The FPTP system has its merits, including that voters understand easily who to vote for as they only have to place one mark against the name they prefer; this encourages greater participation in an election. The downside is that where voters have not had a chance to meet the candidates, most vote for the first name they see. FPTP gives a straightforward task during counting of the votes, and is thus relatively inexpensive.

Parties are now tasked to appeal to the centre ground of the electorate to win elections, so it encourages centrist policies. The voter can clearly express a view on which party they think should form the next government, linking it to produce a two-distinct party system, which in turn tends to produce single-party governments that don’t have to rely on support from other parties to pass legislation. This is majorly observed in the Kenyan National Assembly where the ruling coalition (currently branded a party) shuts down or passes Bills overwhelmingly without considering input from the opposition coalition.

FPTP also gives a chance for popular independent candidates to be elected. This may be particularly important in developing party systems, where politics still revolves more around extended ties of family, clan, or kinship as opposed to strong party political organisations. I also agree with defenders who argue that the system contains majority of governments by one party and are more accountable to the electorate for their actions, and thus treat voters with fairness in the execution of their duties.

But the FPTP system comes to doubt when its shortcomings and criticisms rise above the bar than do its returns. Since it does not matter by what margin a candidate wins, it excludes smaller parties from “fair” representation – from the logic that a party, which claims, say 10 per cent of the vote, should win approximately 10 per cent of the legislative seats. This “unfairness” was witnessed in Canada in the 1993 Federal election, where the Progressive Conservatives won 16 per cent of the votes but only 0.7 per cent of the seats.

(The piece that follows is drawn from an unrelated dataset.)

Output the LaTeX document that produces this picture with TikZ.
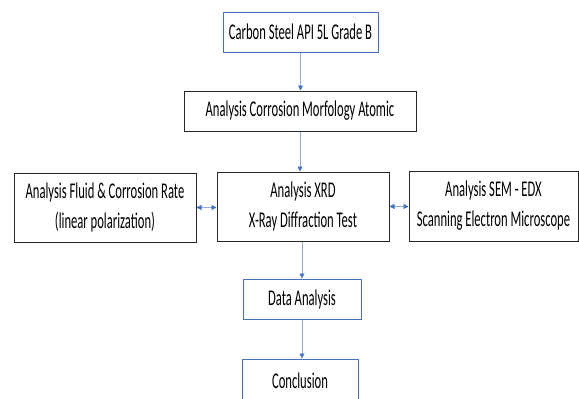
\documentclass[tikz,border=0pt]{standalone}
\usepackage{fontspec}
\setmainfont{Carlito}[FakeStretch=0.56]
\usetikzlibrary{arrows.meta}
\definecolor{boxblue}{RGB}{68,114,196}
\definecolor{lineblue}{RGB}{143,170,220}
\begin{document}
\begin{tikzpicture}[x=1pt,y=-1pt,
  box/.style={draw=black!85, line width=1pt, align=center, inner sep=0pt,
    font=\fontsize{22.5}{30}\selectfont, text=black},
  bluebox/.style={box, draw=boxblue},
  flow/.style={draw=lineblue, line width=.8pt,
    -{Triangle[length=5pt,width=5pt,color=boxblue]}},
  twoway/.style={flow,
    {Triangle[length=5pt,width=5pt,color=boxblue]}-{Triangle[length=5pt,width=5pt,color=boxblue]}}]
\useasboundingbox (0,0) rectangle (579,399);

% main column
\node[bluebox, minimum width=155pt, minimum height=40pt] (steel) at (300.5,32) {Carbon Steel API 5L Grade B};
\node[box, minimum width=232pt, minimum height=40pt] (morph) at (300,111) {Analysis Corrosion Morfology Atomic};

% analysis row
\node[box, minimum width=182pt, minimum height=69pt] (fluid) at (105,207.5) {Analysis Fluid \& Corrosion Rate\\(linear polarization)};
\node[box, minimum width=172pt, minimum height=69pt] (xrd) at (303,206.5) {Analysis XRD\\X-Ray Diffraction Test};
\node[box, minimum width=169pt, minimum height=70pt] (sem) at (493.5,206) {Analysis SEM - EDX\\Scanning Electron Microscope};

% results
\node[bluebox, minimum width=118pt, minimum height=40pt] (data) at (302,299) {Data Analysis};
\node[bluebox, minimum width=116pt, minimum height=44pt] (concl) at (300,381) {Conclusion};

\draw[flow] (steel.south) -- (steel.south |- morph.north);
\draw[flow] (morph.south) -- (morph.south |- xrd.north);
\draw[twoway] (fluid.east) -- (fluid.east -| xrd.west);
\draw[twoway] (xrd.east) -- (xrd.east -| sem.west);
\draw[flow] (data.north |- xrd.south) -- (data.north);
\draw[flow] (data.south) -- (data.south |- concl.north);
\end{tikzpicture}
\end{document}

Lesotho also fell victim in the 1998 General Election that resulted in the Basotho National Party winning 24 per cent of the vote but only 1 per cent of the seats. The pattern is repeatedly observed in countries that employ the FPTP approach, which, may I suggest, is injurious to electoral democracy. In my opinion, FPTP does not represent proper proportions of the votes, since the actual numbers of votes are not the actual number of seats needed.

FPTP therefore hurts the development of political parties grounded on clan, ethnicity or region, which may base their campaigns and policy on conceptions that are attractive to the majority of people in their district or region but antagonistic to the rest. This has been an on-going problem in African countries, including Kenya, where large communal groups tend to be regionally strenuous. The country is thus divided into geographically separate party strongholds, with little incentive for parties to make appeals outside their home region and cultural–political bases.

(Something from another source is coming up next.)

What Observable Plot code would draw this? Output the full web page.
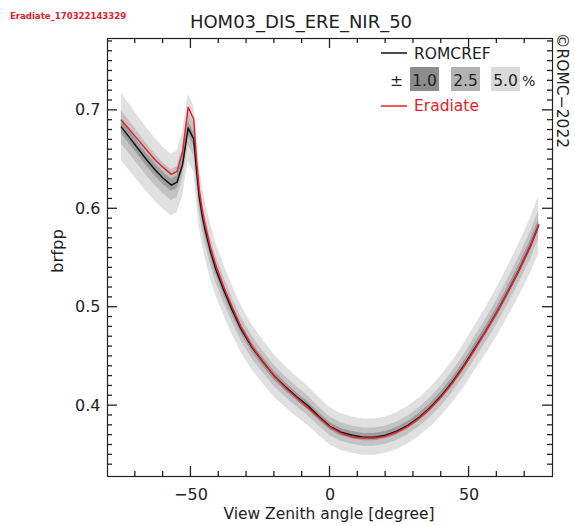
<!DOCTYPE html>
<html>
<head>
<meta charset="utf-8">
<script src="https://cdn.jsdelivr.net/npm/d3@7"></script>
<script src="https://cdn.jsdelivr.net/npm/@observablehq/plot@0.6"></script>
<style>
  html, body { margin: 0; padding: 0; background: #fff; }
  svg { display: block; }
</style>
</head>
<body>
<div id="chart"></div>
<script>
// View zenith angles [degree]
const xs = [-75,-72,-69,-66,-63,-60,-57,-55,-53,-51,-49,-48,-47,-46,-45,-43,-41,-38,-35,-32,-28,-24,-20,-16,-12,-8,-4,0,4,8,12,16,20,24,28,32,36,40,44,48,52,56,60,64,68,72,75];
// ROMC reference brfpp
const romcref = [0.683,0.672,0.661,0.650,0.640,0.631,0.624,0.627,0.645,0.682,0.671,0.640,0.612,0.594,0.580,0.557,0.538,0.516,0.496,0.478,0.459,0.444,0.430,0.419,0.409,0.400,0.389,0.379,0.373,0.370,0.368,0.368,0.370,0.374,0.380,0.388,0.398,0.410,0.424,0.440,0.458,0.476,0.495,0.516,0.538,0.562,0.583];
// Eradiate brfpp
const eradiate = [0.690,0.680,0.670,0.660,0.650,0.642,0.635,0.638,0.658,0.703,0.691,0.650,0.619,0.600,0.585,0.561,0.542,0.519,0.499,0.480,0.460,0.444,0.430,0.418,0.408,0.398,0.388,0.378,0.372,0.368,0.367,0.367,0.369,0.373,0.379,0.387,0.397,0.409,0.423,0.439,0.457,0.476,0.495,0.516,0.538,0.562,0.584];
// Tolerance bands (percent of ROMCREF)
const bandPercents = [5.0, 2.5, 1.0];
const bandColors = ["#e0e0e0", "#c3c3c3", "#9d9d9d"];
const legendBoxColors = ["#dadada", "#b3b3b3", "#8c8c8c"];
// Ticks
const xTicks = [-50, 0, 50];
const xMinorTicks = [-70,-60,-40,-30,-20,-10,10,20,30,40,60,70];
const yTicks = [0.4, 0.5, 0.6, 0.7];
const yMinorTicks = d3.range(34, 78).map(v => v / 100).filter(v => !yTicks.some(t => Math.abs(t - v) < 1e-9));

const rows = xs.map((x, i) => ({x, romcref: romcref[i], eradiate: eradiate[i]}));

const W = 575, H = 526;
const mL = 107, mR = 23, mT = 38, mB = 50;
const ink = "#222";
const font = "DejaVu Sans, sans-serif";

const chart = Plot.plot({
  width: W, height: H,
  marginLeft: mL, marginRight: mR, marginTop: mT, marginBottom: mB,
  x: {domain: [-80, 80]},
  y: {domain: [0.328, 0.773]},
  style: {fontFamily: font, background: "#fff", color: ink, fontSize: "16px"},
  marks: [
    ...bandPercents.map((p, i) => Plot.areaY(rows, {
      x: "x",
      y1: d => d.romcref * (1 - p / 100),
      y2: d => d.romcref * (1 + p / 100),
      fill: bandColors[i]
    })),
    Plot.line(rows, {x: "x", y: "romcref", stroke: "#111", strokeWidth: 1.5}),
    Plot.line(rows, {x: "x", y: "eradiate", stroke: "#e8202b", strokeWidth: 1.5}),
    Plot.frame({stroke: ink, strokeWidth: 1.2}),
    Plot.axisX({ticks: xTicks, tickSize: 0, tickPadding: 12, fontSize: 16, fill: ink, tickFormat: d3.format("d"), label: null}),
    Plot.axisY({ticks: yTicks, tickSize: 0, tickPadding: 7, fontSize: 16, fill: ink, tickFormat: d3.format(".1f"), label: null})
  ]
});

document.getElementById("chart").appendChild(chart);

const sx = chart.scale("x"), sy = chart.scale("y");
const xr = d3.scaleLinear().domain(sx.domain).range(sx.range);
const yr = d3.scaleLinear().domain(sy.domain).range(sy.range);
const fx0 = Math.min(...sx.range), fx1 = Math.max(...sx.range);
const fyB = Math.max(...sy.range), fyT = Math.min(...sy.range);
const svg = d3.select(chart);

// inward ticks on all four sides, placed with the chart's scales
const tg = svg.append("g").attr("fill", "none");
const seg = (x1, y1, x2, y2) => tg.append("path")
  .attr("d", `M${x1},${y1}L${x2},${y2}`)
  .attr("stroke", ink).attr("stroke-width", 1.3);
const addX = (ticks, len) => ticks.forEach(v => {
  const px = xr(v);
  seg(px, fyB, px, fyB - len);
  seg(px, fyT, px, fyT + len);
});
const addY = (ticks, len) => ticks.forEach(v => {
  const py = yr(v);
  seg(fx0, py, fx0 + len, py);
  seg(fx1, py, fx1 - len, py);
});
addX(xTicks, 10); addX(xMinorTicks, 5);
addY(yTicks, 10); addY(yMinorTicks, 5);

const g = svg.append("g").attr("font-family", font).attr("fill", ink).attr("text-anchor", "start");

// run id
g.append("text").attr("x", 10).attr("y", 18.5)
  .attr("font-family", "DejaVu Sans Condensed, DejaVu Sans, sans-serif")
  .attr("font-weight", "bold").attr("font-size", 9.5).attr("fill", "#e0202a")
  .text("Eradiate_170322143329");
// title
g.append("text").attr("x", 301).attr("y", 28).attr("text-anchor", "middle")
  .attr("font-size", 18).text("HOM03_DIS_ERE_NIR_50");
// axis labels
g.append("text").attr("x", 329).attr("y", 519).attr("text-anchor", "middle")
  .attr("font-size", 15.5).text("View Zenith angle [degree]");
g.append("text").attr("transform", "translate(63,251) rotate(-90)").attr("text-anchor", "middle")
  .attr("font-size", 16.5).text("brfpp");
// copyright
g.append("text").attr("transform", "translate(557,33) rotate(90)")
  .attr("font-size", 15.5).text("©ROMC−2022");

// legend
const lg = g.append("g");
lg.append("line").attr("x1", 381).attr("x2", 407).attr("y1", 53).attr("y2", 53)
  .attr("stroke", "#111").attr("stroke-width", 1.5);
lg.append("text").attr("x", 414).attr("y", 59).attr("font-size", 15.5).text("ROMCREF");
lg.append("text").attr("x", 396.5).attr("y", 86).attr("text-anchor", "middle").attr("font-size", 15.5).text("±");
const boxX = [491, 451, 410];
bandPercents.forEach((p, i) => {
  lg.append("rect").attr("x", boxX[i]).attr("y", 67).attr("width", 29).attr("height", 24)
    .attr("fill", legendBoxColors[i]);
  lg.append("text").attr("x", boxX[i] + 14.5).attr("y", 86).attr("text-anchor", "middle")
    .attr("font-size", 15.5).text(d3.format(".1f")(p));
});
lg.append("text").attr("x", 522).attr("y", 86).attr("font-size", 14).text("%");
lg.append("line").attr("x1", 381).attr("x2", 407).attr("y1", 106).attr("y2", 106)
  .attr("stroke", "#e8202b").attr("stroke-width", 1.5);
lg.append("text").attr("x", 414).attr("y", 111).attr("font-size", 15.5).attr("fill", "#e8202b").text("Eradiate");
</script>
</body>
</html>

As well, FPTP leaves a large number of wasted votes that do not go in the direction of the election of any candidate. This can be treacherous if combined with regional interests. For instance, when the total number of valid votes cast is 100, where Candidate G gets 29 votes, H 20, J 35 and K 16, using the FPTP system, candidate J has the largest number of votes and thus the winner. But simple arithmetic demonstrates that out of the 100 votes, 65 do not want Candidate J.

We must also not forget the current struggles to archive gender equality in elective seats, where women are the most victimized group when it comes electoral systems that use FPTP. Generally, there’s a “phobia” for entrusting women with leadership. The system therefore encourages the exclusion of women from elective politics, and affects the odds of women being elected to legislative office.

A comparative study carried out in 2004 in established democracies showed that the average proportion of women in the legislatures of participating countries that use the FPTP system was 14.4%; this increased to 27.6% in countries with proportional systems – this is almost double! A similar study done in 2012 showed the gap had decreased to 14% for FPTP systems, and 25% in proportional systems. In part, this may be explained by the implementation of policies that have regulated or promoted gender equity within countries, such as having a certain number of seats reserved for women.

To conclude, the FPTP electoral system, despite its widespread use, is inferior to the system of proportional representation – also referred to as party systems. This alternative method provides for a political party to get a proportionate number of seats in parliament rationed to the percentage attained in the elections –thus contemplations of geography, race, sex, gender, and other forms of marginalisation are mitigated, so that legislative assemblies actually echo the range of interests of all who voted for it. Its efficacy has been benchmarked in South Africa, where the system works in unrestricted geographical constituencies.